-- Given request --
Pull each line containing "chart" out of the data and copy it.

----------

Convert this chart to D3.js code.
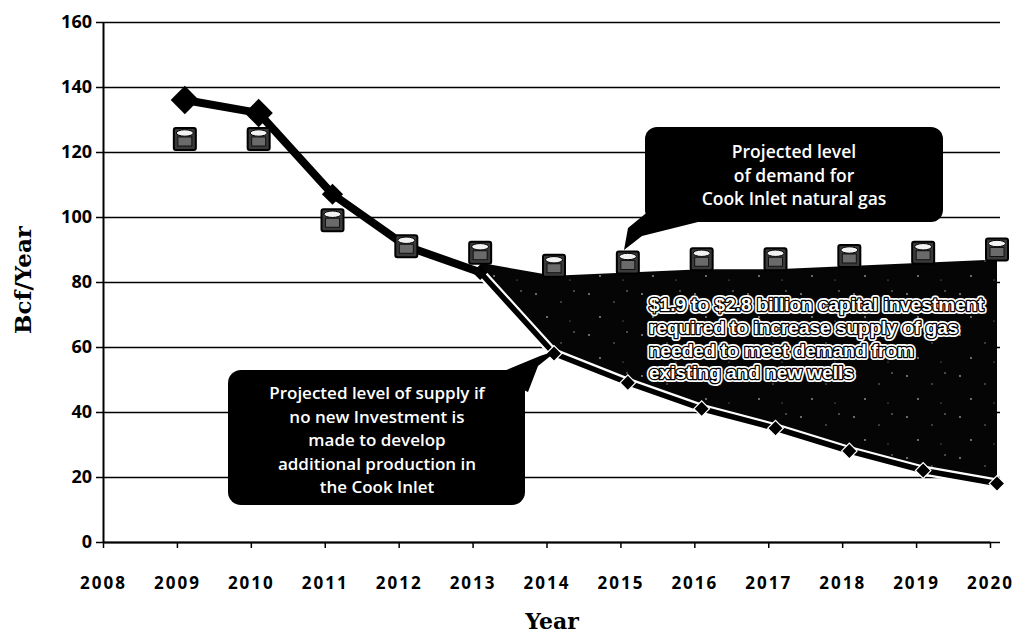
<!DOCTYPE html>
<html>
<head>
<meta charset="utf-8">
<script src="https://cdn.jsdelivr.net/npm/d3@7"></script>
<style>
  body { margin: 0; background: #fff; }
  svg { display: block; }
</style>
</head>
<body>
<svg id="chart" width="1016" height="637"></svg>
<script>
// Cook Inlet natural gas: projected supply vs. demand (Bcf per year)
const years  = [2009, 2010, 2011, 2012, 2013, 2014, 2015, 2016, 2017, 2018, 2019, 2020];
const supply = [136, 132, 107, 91, 83, 58, 49, 41, 35, 28, 22, 18];
const demand = [124, 124, 99, 91, 89, 85, 86, 87, 87, 88, 89, 90];

const xTickValues = [2008, 2009, 2010, 2011, 2012, 2013, 2014, 2015, 2016, 2017, 2018, 2019, 2020];
const yTickValues = [0, 20, 40, 60, 80, 100, 120, 140, 160];

const gapStartYear = 2013;   // shortfall shading begins here

const demandNote = ["Projected level", "of demand for", "Cook Inlet natural gas"];
const supplyNote = ["Projected level of supply if", "no new Investment is", "made to develop",
                    "additional production in", "the Cook Inlet"];
const investNote = ["$1.9 to $2.8 billion capital investment", "required to increase supply of gas",
                    "needed to meet demand from", "existing and new wells"];

const svg = d3.select("#chart");

// scales
const x  = d3.scaleLinear().domain([2008, 2020]).range([103, 990]);   // axis ticks
const xp = d3.scaleLinear().domain([2008, 2020]).range([111, 997]);   // plotted points
const y  = d3.scaleLinear().domain([0, 160]).range([542, 22]);
const plotRight = 1000;

// sparse speckle texture for the shortfall area
const defs = svg.append("defs");
const pat = defs.append("pattern").attr("id", "speckle")
  .attr("patternUnits", "userSpaceOnUse").attr("width", 53).attr("height", 41);
pat.append("rect").attr("width", 53).attr("height", 41).attr("fill", "#050505");
[[6, 7, 0.9], [31, 15, 0.7], [44, 4, 0.8], [17, 30, 0.9], [40, 34, 0.6]]
  .forEach(([cx, cy, r]) => pat.append("circle").attr("cx", cx).attr("cy", cy).attr("r", r).attr("fill", "#9a9a9a"));

// y axis with full-width gridlines
const yAxis = svg.append("g").attr("transform", `translate(${x(2008)},0)`)
  .call(d3.axisLeft(y).tickValues(yTickValues).tickSizeInner(-(plotRight - x(2008))).tickSizeOuter(0).tickPadding(11));
yAxis.select(".domain").attr("stroke", "#000").attr("stroke-width", 2);
yAxis.selectAll(".tick line").attr("x1", -7).attr("stroke", "#000").attr("stroke-width", 1.6);
yAxis.selectAll(".tick text")
  .style("font-family", "'Open Sans', 'DejaVu Sans', sans-serif")
  .style("font-weight", 700).style("font-size", "18px").attr("fill", "#000");

// x axis
const xAxis = svg.append("g").attr("transform", `translate(0,${y(0)})`)
  .call(d3.axisBottom(x).tickValues(xTickValues).tickFormat(d3.format("d")).tickSize(6).tickSizeOuter(0).tickPadding(29));
xAxis.select(".domain").attr("stroke", "#000").attr("stroke-width", 2);
xAxis.selectAll(".tick line").attr("stroke", "#000").attr("stroke-width", 1.5);
xAxis.selectAll(".tick text")
  .style("font-family", "'Open Sans', 'DejaVu Sans', sans-serif")
  .style("font-weight", 700).style("font-size", "17px").style("letter-spacing", "2px").attr("fill", "#000");

// axis titles
svg.append("text").attr("x", 552).attr("y", 629).attr("text-anchor", "middle")
  .style("font-family", "'DejaVu Serif', serif").style("font-weight", 700).style("font-size", "22px")
  .text("Year");
svg.append("text").attr("transform", "translate(31,280) rotate(-90)").attr("text-anchor", "middle")
  .style("font-family", "'DejaVu Serif', serif").style("font-weight", 700).style("font-size", "23px")
  .text("Bcf/Year");

// records joined for the shortfall area
const rows = years.map((yr, i) => ({ year: yr, supply: supply[i], demand: demand[i] }));
const gapRows = rows.filter(d => d.year >= gapStartYear);

// shortfall area between supply and demand (top edge sits at the base of the demand markers)
const area = d3.area()
  .x(d => xp(d.year))
  .y0(d => y(d.supply))
  .y1(d => y(d.demand) + 10);
svg.append("path").datum(gapRows).attr("d", area).attr("fill", "url(#speckle)");

// supply line
const line = d3.line().x(d => xp(d.year)).y(d => y(d.supply));
const early = rows.filter(d => d.year <= gapStartYear);
const late  = rows.filter(d => d.year >= gapStartYear);
svg.append("path").datum(early).attr("d", line).attr("fill", "none")
  .attr("stroke", "#000").attr("stroke-width", 8).attr("stroke-linejoin", "round");
svg.append("path").datum(late).attr("d", line).attr("fill", "none")
  .attr("stroke", "#fff").attr("stroke-width", 10).attr("stroke-linejoin", "round");
svg.append("path").datum(late).attr("d", line).attr("fill", "none")
  .attr("stroke", "#000").attr("stroke-width", 5.5).attr("stroke-linejoin", "round");

// supply diamonds
const diamondSide = d => d.year <= 2010 ? 20 : (d.year <= 2012 ? 15 : 11);
svg.append("g").selectAll("path").data(rows).join("path")
  .attr("transform", d => `translate(${xp(d.year)},${y(d.supply)}) rotate(45)`)
  .attr("d", d => d3.symbol(d3.symbolSquare, diamondSide(d) * diamondSide(d))())
  .attr("fill", "#000")
  .attr("stroke", d => d.year > gapStartYear ? "#fff" : "none")
  .attr("stroke-width", 1.2);

// demand markers (small cylinders)
const mk = svg.append("g").selectAll("g").data(rows).join("g")
  .attr("transform", d => `translate(${xp(d.year)},${y(d.demand)})`);
mk.append("rect").attr("x", -11).attr("y", -11).attr("width", 22).attr("height", 22).attr("rx", 2)
  .attr("fill", "#3a3a3a").attr("stroke", "#000").attr("stroke-width", 2);
mk.append("rect").attr("x", -7).attr("y", -2).attr("width", 14).attr("height", 9)
  .attr("fill", "#6a6a6a").attr("stroke", "#111").attr("stroke-width", 1);
mk.append("ellipse").attr("cx", 0).attr("cy", -6).attr("rx", 8.5).attr("ry", 3.2)
  .attr("fill", "#f2f2f2").attr("stroke", "#000").attr("stroke-width", 1);

// callout: demand
const calloutFont = "'Open Sans', 'DejaVu Sans', sans-serif";
svg.append("path").attr("d", "M650,210 L698,222 L642,236 L624,250 L628,228 Z").attr("fill", "#000");
svg.append("rect").attr("x", 645).attr("y", 127).attr("width", 298).attr("height", 95).attr("rx", 12).attr("fill", "#000");
svg.append("g").selectAll("text").data(demandNote).join("text")
  .attr("x", 794).attr("y", (d, i) => 158 + i * 23.5).attr("text-anchor", "middle")
  .style("font-family", calloutFont).style("font-weight", 600).style("font-size", "17.5px")
  .attr("fill", "#fff").text(d => d);

// callout: supply
svg.append("path").attr("d", "M492,376 L528,392 L538,366 L558,350 L540,356 Z").attr("fill", "#000");
svg.append("rect").attr("x", 228).attr("y", 370).attr("width", 297).attr("height", 135).attr("rx", 13).attr("fill", "#000");
svg.append("g").selectAll("text").data(supplyNote).join("text")
  .attr("x", 377).attr("y", (d, i) => 399 + i * 23.5).attr("text-anchor", "middle")
  .style("font-family", calloutFont).style("font-weight", 600).style("font-size", "17px")
  .attr("fill", "#fff").text(d => d);

// outlined note inside the shortfall area
const inv = svg.append("g").style("font-family", "'Liberation Sans', Arial, sans-serif")
  .style("font-weight", 700).style("font-size", "19px");
[["#fff", 6], ["#000", 2.6]].forEach(([c, w]) => {
  inv.append("g").selectAll("text").data(investNote).join("text")
    .attr("x", 649).attr("y", (d, i) => 311 + i * 22.8)
    .attr("fill", "none").attr("stroke", c).attr("stroke-width", w).attr("stroke-linejoin", "round")
    .text(d => d);
});
inv.append("g").selectAll("text").data(investNote).join("text")
  .attr("x", 649).attr("y", (d, i) => 311 + i * 22.8).attr("fill", "#fff").text(d => d);
</script>
</body>
</html>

----------

-- Solution to this task --
Convert this chart to D3.js code.
<svg id="chart" width="1016" height="637"></svg>
const svg = d3.select("#chart");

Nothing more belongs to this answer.